In the decade since the housing market collapsed, the domestic U.S. economy has actually seen consistent growth, currently boasting record unemployment lows and healthy government revenue despite the country’s climbing debt.

While not an immediate concern, the U.S. national debts’ growing percentage of the total GDP could become disastrous for the country’s credit in the coming decades.

With the national debt projected to reach a staggering 150% of the U.S. GDP by 2048, the value of the US dollar, and consequently the US economy, could collapse and send the global economy into a tailspin.

Although major consequences are still decades away, if annual government spending continues to surpass tax revenue the U.S. will have trouble keeping up with growing interest rates and lose the ability to fund necessary programs and projects (i.e. infrastructure, defense, entitlements, etc.).

Before evaluating the various approaches to address the national debt, we need to understand who the government owes money to and why. Contrary to much of the sensationalized media coverage about China and Japan’s vice grip on the U.S. economy, foreign investors only account for about 30% (roughly $6.3 trillion) of the national debt. While $6.3 trillion is nothing to scoff at, the vast majority (roughly 70%) of the debt is held by American investors, the federal reserve, and the U.S. government itself.

This internal debt has been able to grow exponentially for a multitude of reasons, largely stemming from irresponsible budget management by Congress (the government spends more than it collects in taxes). When Congress passes a spending bill that doesn’t offer adequate funding for a government program, the national treasury sells bonds with interest to an investor or central bank, and consequently is able to fund the program.

The obvious problem with this system is that the national treasury routinely cannot pay back interest on debt without taking money from heavily relied upon entitlement programs, like social security, in turn making these programs insolvent.

Financial mismanagement compounded with massive defense spending after 9/11 and bank bailouts/economic stimulus following the 2008 recession have helped increase debt twenty-fold in 20 years

To balance the budget and avoid a potentially crippling economic collapse, Congress simply needs to live within its means: spending only what is generated in tax revenue each year. While tax cuts can be useful in spurring economic growth during periods of decline or stagnation, the U.S. economy has seen steady growth and reduced unemployment for nine straight years.

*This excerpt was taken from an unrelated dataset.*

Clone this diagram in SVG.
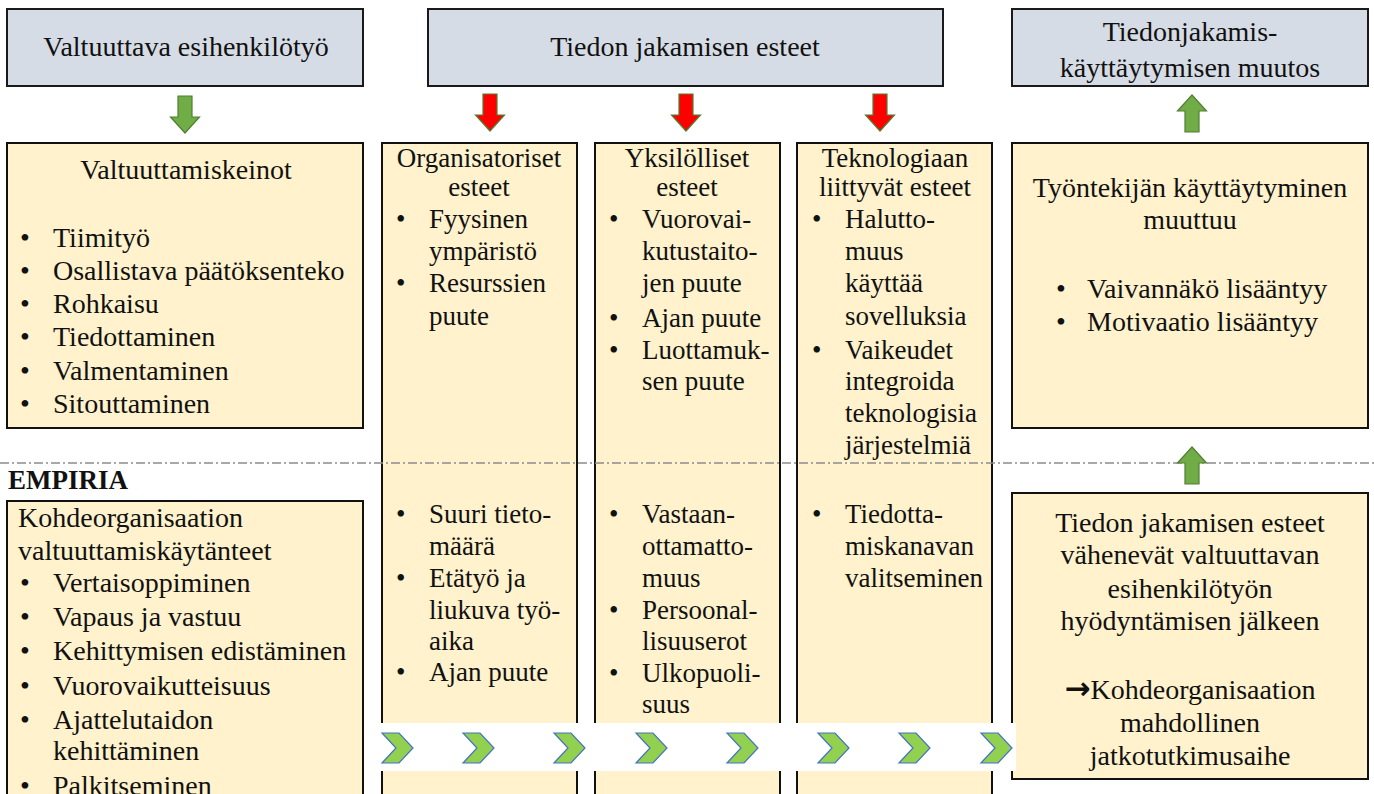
<svg xmlns="http://www.w3.org/2000/svg" width="1374" height="794" viewBox="0 0 1374 794">
  <defs>
    <style>
      text { font-family: "Liberation Serif", "Times New Roman", serif; font-size: 28px; fill: #111; }
      .col text { font-size: 27px; }
      .c { text-anchor: middle; }
      .head { fill: #d6dce5; stroke: #1a1a1a; stroke-width: 2; }
      .box { fill: #fff2cc; stroke: #111; stroke-width: 2; }
      .garrow { fill: #70ad47; stroke: #507e32; stroke-width: 1.2; }
      .rarrow { fill: #ff0000; stroke: #507e32; stroke-width: 1.2; }
      .chev { fill: #92d050; stroke: #4472c4; stroke-width: 1.2; }
      .divider { stroke: #8c8c8c; stroke-width: 1.3; stroke-dasharray: 9 3 2 3; fill: none; }
      .label { font-weight: bold; font-size: 27px; }
      .sym { font-family: "DejaVu Sans", sans-serif; font-weight: bold; font-size: 31px; }
    </style>
    <!-- block arrow, pointing down, centred on x=0, 37 tall -->
    <path id="arrowDown" d="M -7 0 H 7 V 21 H 14.5 L 0 37 L -14.5 21 H -7 Z"/>
    <path id="arrowUp" d="M -7 37 H 7 V 16 H 14.5 L 0 0 L -14.5 16 H -7 Z"/>
    <polygon id="chevron" points="0,0 17,0 31,15 17,30 0,30 14,15"/>
  </defs>

  <rect width="1374" height="794" fill="#ffffff"/>

  <!-- header boxes -->
  <g id="head-valtuuttava">
    <rect class="head" x="7" y="9" width="356" height="77"/>
    <text class="c" x="186" y="56">Valtuuttava esihenkilötyö</text>
  </g>
  <g id="head-esteet">
    <rect class="head" x="428" y="9" width="515" height="77"/>
    <text class="c" x="685" y="56">Tiedon jakamisen esteet</text>
  </g>
  <g id="head-muutos">
    <rect class="head" x="1012" y="9" width="356" height="77"/>
    <text class="c" x="1190" y="41">Tiedonjakamis-</text>
    <text class="c" x="1190" y="77">käyttäytymisen muutos</text>
  </g>

  <!-- left: means of empowerment -->
  <g id="box-keinot">
    <rect class="box" x="7" y="143" width="356" height="285"/>
    <text class="c" x="186" y="179">Valtuuttamiskeinot</text>
    <text x="20" y="247">•</text><text x="53" y="247">Tiimityö</text>
    <text x="20" y="280">•</text><text x="53" y="280">Osallistava päätöksenteko</text>
    <text x="20" y="313">•</text><text x="53" y="313">Rohkaisu</text>
    <text x="20" y="346">•</text><text x="53" y="346">Tiedottaminen</text>
    <text x="20" y="380">•</text><text x="53" y="380">Valmentaminen</text>
    <text x="20" y="413">•</text><text x="53" y="413">Sitouttaminen</text>
  </g>

  <!-- barrier columns -->
  <g id="col-organisatoriset" class="col">
    <rect class="box" x="382" y="143" width="195" height="670"/>
    <text class="c" x="479" y="167">Organisatoriset</text>
    <text class="c" x="479" y="196">esteet</text>
    <text x="396" y="228">•</text><text x="429" y="228">Fyysinen</text>
    <text x="429" y="260">ympäristö</text>
    <text x="396" y="292">•</text><text x="429" y="292">Resurssien</text>
    <text x="429" y="325">puute</text>
    <text x="396" y="523">•</text><text x="429" y="523">Suuri tieto-</text>
    <text x="429" y="555">määrä</text>
    <text x="396" y="587">•</text><text x="429" y="587">Etätyö ja</text>
    <text x="429" y="619">liukuva työ-</text>
    <text x="429" y="650">aika</text>
    <text x="396" y="681">•</text><text x="429" y="681">Ajan puute</text>
  </g>
  <g id="col-yksilolliset" class="col">
    <rect class="box" x="595" y="143" width="185" height="670"/>
    <text class="c" x="687" y="167">Yksilölliset</text>
    <text class="c" x="687" y="196">esteet</text>
    <text x="609" y="228">•</text><text x="642" y="228">Vuorovai-</text>
    <text x="642" y="260">kutustaito-</text>
    <text x="642" y="292">jen puute</text>
    <text x="609" y="327">•</text><text x="642" y="327">Ajan puute</text>
    <text x="609" y="359">•</text><text x="642" y="359">Luottamuk-</text>
    <text x="642" y="390">sen puute</text>
    <text x="609" y="523">•</text><text x="642" y="523">Vastaan-</text>
    <text x="642" y="555">ottamatto-</text>
    <text x="642" y="587">muus</text>
    <text x="609" y="619">•</text><text x="642" y="619">Persoonal-</text>
    <text x="642" y="650">lisuuserot</text>
    <text x="609" y="682">•</text><text x="642" y="682">Ulkopuoli-</text>
    <text x="642" y="713">suus</text>
  </g>
  <g id="col-teknologia" class="col">
    <rect class="box" x="797" y="143" width="195" height="670"/>
    <text class="c" x="895" y="167">Teknologiaan</text>
    <text class="c" x="895" y="196">liittyvät esteet</text>
    <text x="812" y="228">•</text><text x="845" y="228">Halutto-</text>
    <text x="845" y="260">muus</text>
    <text x="845" y="292">käyttää</text>
    <text x="845" y="325">sovelluksia</text>
    <text x="812" y="359">•</text><text x="845" y="359">Vaikeudet</text>
    <text x="845" y="390">integroida</text>
    <text x="845" y="422">teknologisia</text>
    <text x="845" y="454">järjestelmiä</text>
    <text x="812" y="523">•</text><text x="845" y="523">Tiedotta-</text>
    <text x="845" y="555">miskanavan</text>
    <text x="845" y="587">valitseminen</text>
  </g>

  <!-- right: behaviour change -->
  <g id="box-kayttaytyminen">
    <rect class="box" x="1012" y="143" width="356" height="285"/>
    <text class="c" x="1190" y="197">Työntekijän käyttäytyminen</text>
    <text class="c" x="1190" y="229">muuttuu</text>
    <text x="1056" y="298">•</text><text x="1087" y="298">Vaivannäkö lisääntyy</text>
    <text x="1056" y="331">•</text><text x="1087" y="331">Motivaatio lisääntyy</text>
  </g>

  <!-- theory / empirical divider -->
  <line class="divider" x1="0" y1="463" x2="1374" y2="463"/>

  <!-- empirical part -->
  <text class="label" x="8" y="489">EMPIRIA</text>
  <g id="box-kaytanteet">
    <rect class="box" x="7" y="501" width="356" height="310"/>
    <text x="18" y="527">Kohdeorganisaation</text>
    <text x="18" y="560">valtuuttamiskäytänteet</text>
    <text x="20" y="592">•</text><text x="53" y="592">Vertaisoppiminen</text>
    <text x="20" y="626">•</text><text x="53" y="626">Vapaus ja vastuu</text>
    <text x="20" y="660">•</text><text x="53" y="660">Kehittymisen edistäminen</text>
    <text x="20" y="695">•</text><text x="53" y="695">Vuorovaikutteisuus</text>
    <text x="20" y="729">•</text><text x="53" y="729">Ajattelutaidon</text>
    <text x="53" y="760">kehittäminen</text>
    <text x="20" y="795">•</text><text x="53" y="795">Palkitseminen</text>
  </g>
  <g id="box-tulos">
    <rect class="box" x="1012" y="493" width="356" height="286"/>
    <text class="c" x="1190" y="532">Tiedon jakamisen esteet</text>
    <text class="c" x="1190" y="564">vähenevät valtuuttavan</text>
    <text class="c" x="1190" y="598">esihenkilötyön</text>
    <text class="c" x="1190" y="630">hyödyntämisen jälkeen</text>
    <text class="c" x="1190" y="699"><tspan class="sym">→</tspan>Kohdeorganisaation</text>
    <text class="c" x="1190" y="732">mahdollinen</text>
    <text class="c" x="1190" y="765">jatkotutkimusaihe</text>
  </g>

  <!-- connectors: block arrows and chevron band -->
  <g id="connectors">
    <use href="#arrowDown" class="garrow" x="185" y="96"/>
    <use href="#arrowDown" class="rarrow" x="490" y="94"/>
    <use href="#arrowDown" class="rarrow" x="686" y="94"/>
    <use href="#arrowDown" class="rarrow" x="880" y="94"/>
    <use href="#arrowUp" class="garrow" x="1192" y="95"/>
    <use href="#arrowUp" class="garrow" x="1192" y="447"/>
    <rect x="378" y="723" width="638" height="48" fill="#ffffff"/>
    <use href="#chevron" class="chev" x="382" y="733"/>
    <use href="#chevron" class="chev" x="463" y="733"/>
    <use href="#chevron" class="chev" x="554" y="733"/>
    <use href="#chevron" class="chev" x="636" y="733"/>
    <use href="#chevron" class="chev" x="727" y="733"/>
    <use href="#chevron" class="chev" x="818" y="733"/>
    <use href="#chevron" class="chev" x="899" y="733"/>
    <use href="#chevron" class="chev" x="981" y="733"/>
  </g>
</svg>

Major spending reductions could expedite the end of heavily relied upon entitlements. Unfortunately, the recently passed Tax and Jobs Act of 2017 reduces taxes without reducing spending, thus increasing the annual deficit and worsening the overall national debt. With debt and interest rates steadily rising, expect to see budget management and debt relief become central components of prospective presidential platforms in the coming years.